We experience two types of stresses: background or environmental stress, and major stress. Background stress, scientifically known as environmental stress, are the minor irritations and frustrations of everyday life. When we experience major stress (like a parent falling ill for instance) environmental stresses makes these bigger events more difficult to handle and rebound from. This is why it’s important to manage environmental stressors by using strategies that alleviate them as they occur.
Environmental Stressors to Look For
- A messy and disorganized house and/or workspace
- A work environment that lacks brightness, both daylight and decor
- A home that is not cleaned on a regular basis
- A noisy workspace that makes it difficult to concentrate
- A bedroom that has light from appliances glowing during sleep
- A workplace with bright fluorescent lighting overhead
- A home environment that has various unpleasant odours lingering
- A silent workplace that lacks stimulation
Managing Environmental Stressors
When these environmental stressors are present, our body produces a stress hormone which results in our brains going out of balance. Our brains respond by becoming either over or under stimulated. Over stimulation or lack thereof leads us to feel even more stressed, and further impedes our ability to focus on the task at hand. This is why it is essential to assess your environments to determine if they create a sense of tranquility or chaos.
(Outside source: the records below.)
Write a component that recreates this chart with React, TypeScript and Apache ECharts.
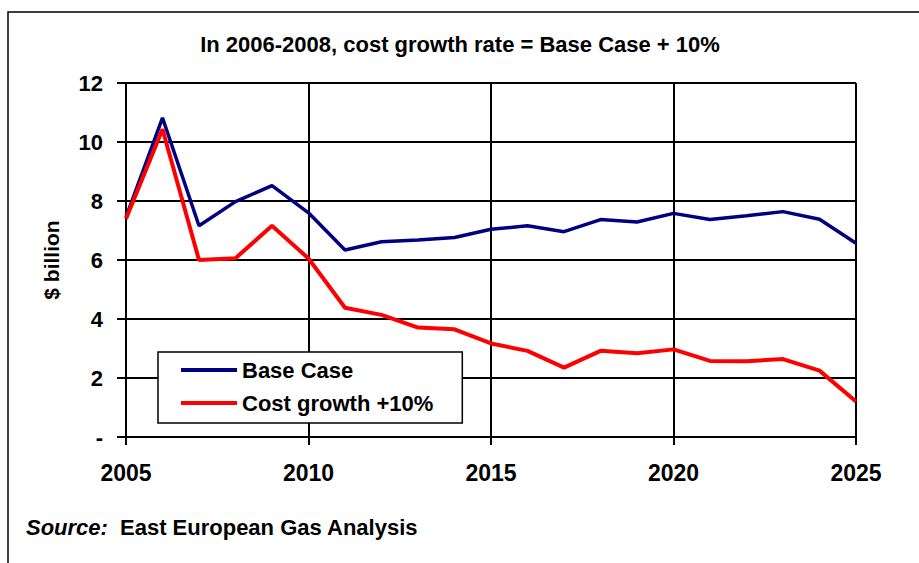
import React, { useEffect, useRef } from "react";
import * as echarts from "echarts";

const years = [2005, 2006, 2007, 2008, 2009, 2010, 2011, 2012, 2013, 2014, 2015, 2016, 2017, 2018, 2019, 2020, 2021, 2022, 2023, 2024, 2025];
const baseCase = [7.45, 10.82, 7.16, 7.98, 8.52, 7.6, 6.34, 6.62, 6.68, 6.76, 7.04, 7.16, 6.96, 7.37, 7.29, 7.58, 7.37, 7.5, 7.64, 7.38, 6.57];
const costGrowth = [7.4, 10.43, 6.0, 6.06, 7.16, 6.05, 4.38, 4.14, 3.71, 3.65, 3.17, 2.92, 2.35, 2.92, 2.84, 2.97, 2.58, 2.57, 2.64, 2.25, 1.2];
const seriesNames = ["Base Case", "Cost growth +10%"];
const titleText = "In 2006-2008, cost growth rate = Base Case + 10%";
const yAxisName = "$ billion";
const sourceLabel = "Source:";
const sourceText = "East European Gas Analysis";

const FONT = "'Liberation Sans', Arial, sans-serif";

export default function App() {
  const ref = useRef<HTMLDivElement>(null);
  useEffect(() => {
    document.body.style.margin = "0";
    const chart = echarts.init(ref.current!, null, { renderer: "svg" });
    const toPairs = (vals: number[]) => years.map((y, i) => [y, vals[i]]);
    chart.setOption({
      animation: false,
      backgroundColor: "#ffffff",
      textStyle: { fontFamily: FONT },
      title: {
        text: titleText,
        left: 460,
        textAlign: "center",
        top: 33,
        padding: 0,
        textStyle: { fontSize: 22, fontWeight: "bold", color: "#000", fontFamily: FONT },
      },
      grid: { left: 126, top: 83, width: 730, height: 354, containLabel: false },
      xAxis: {
        type: "value",
        min: 2005,
        max: 2025,
        interval: 5,
        axisLine: { show: true, lineStyle: { color: "#000", width: 2 } },
        axisTick: { show: true, length: 8, lineStyle: { color: "#000", width: 2 } },
        splitLine: { show: true, lineStyle: { color: "#000", width: 2 } },
        axisLabel: {
          margin: 24,
          fontSize: 23,
          fontWeight: "bold",
          color: "#000",
          fontFamily: FONT,
          formatter: (v: number) => String(v),
        },
      },
      yAxis: {
        type: "value",
        min: 0,
        max: 12,
        interval: 2,
        name: yAxisName,
        nameLocation: "middle",
        nameGap: 64,
        nameTextStyle: { fontSize: 21, fontWeight: "bold", color: "#000", fontFamily: FONT },
        axisLine: { show: true, lineStyle: { color: "#000", width: 2 } },
        axisTick: { show: true, length: 9, lineStyle: { color: "#000", width: 2 } },
        splitLine: { show: true, lineStyle: { color: "#000", width: 2 } },
        axisLabel: {
          margin: 23,
          fontSize: 22,
          fontWeight: "bold",
          color: "#000",
          fontFamily: FONT,
          formatter: (v: number) => (v === 0 ? "-" : String(v)),
        },
      },
      legend: {
        orient: "vertical",
        left: 158,
        top: 352,
        padding: [7, 29, 9, 23],
        backgroundColor: "#fff",
        borderColor: "#000",
        borderWidth: 1.5,
        itemWidth: 56,
        itemHeight: 4,
        itemGap: 11,
        icon: "rect",
        textStyle: { fontSize: 22, fontWeight: "bold", color: "#000", fontFamily: FONT },
        data: seriesNames,
      },
      series: [
        {
          name: seriesNames[0],
          type: "line",
          data: toPairs(baseCase),
          symbol: "none",
          lineStyle: { color: "#000080", width: 3.5 },
          itemStyle: { color: "#000080" },
        },
        {
          name: seriesNames[1],
          type: "line",
          data: toPairs(costGrowth),
          symbol: "none",
          lineStyle: { color: "#ff0000", width: 4 },
          itemStyle: { color: "#ff0000" },
        },
      ],
      graphic: [
        {
          type: "rect",
          shape: { x: 8, y: 12, width: 1000, height: 1000 },
          style: { fill: "none", stroke: "#000", lineWidth: 1.5 },
          silent: true,
        },
        {
          type: "text",
          x: 26,
          y: 527,
          style: {
            text: sourceLabel,
            verticalAlign: "middle",
            fontSize: 22,
            fontWeight: "bold",
            fontStyle: "italic",
            fill: "#000",
            fontFamily: FONT,
          },
        },
        {
          type: "text",
          x: 120,
          y: 527,
          style: {
            text: sourceText,
            verticalAlign: "middle",
            fontSize: 22,
            fontWeight: "bold",
            fill: "#000",
            fontFamily: FONT,
          },
        },
      ],
    });
    return () => chart.dispose();
  }, []);
  return <div ref={ref} style={{ width: 919, height: 563 }} />;
}
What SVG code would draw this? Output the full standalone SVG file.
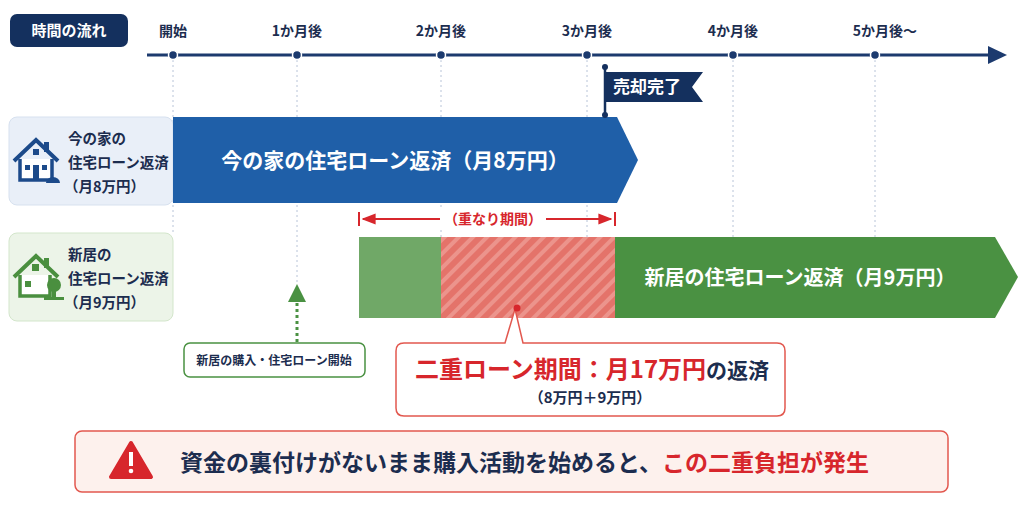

If the assessment shows chaos, implement these strategies to help return your environment to tranquil.
- Do a deep clean of your workspace and/or house
- Implement artwork and photos that bring you happiness into your space
- Make sure rooms where you spend majority of your time in have access to natural light
- Replace florescent lighting with electric lighting that is as natural as possible
- Free your bedroom of any light at night, including that of electronics
- Have a space within your environment where people can get away from noise
- Reduce clutter to make it easy to find things
- Add plants and flowers
Finding Your Tranquil Space
To further reduce stress and become more resilient it is helpful to create the time and space to have tranquil experiences. It is important to keep in mind that if you’re unable to find a quiet space within your environment seek it outdoors by indulging in nature at a beach or park. Meditation and self-hypnosis are also some of the best ways to relax without physically having to go anywhere to find that tranquil space. Implementing these strategies into your life along with finding your tranquil space will lead you to better manage your stress.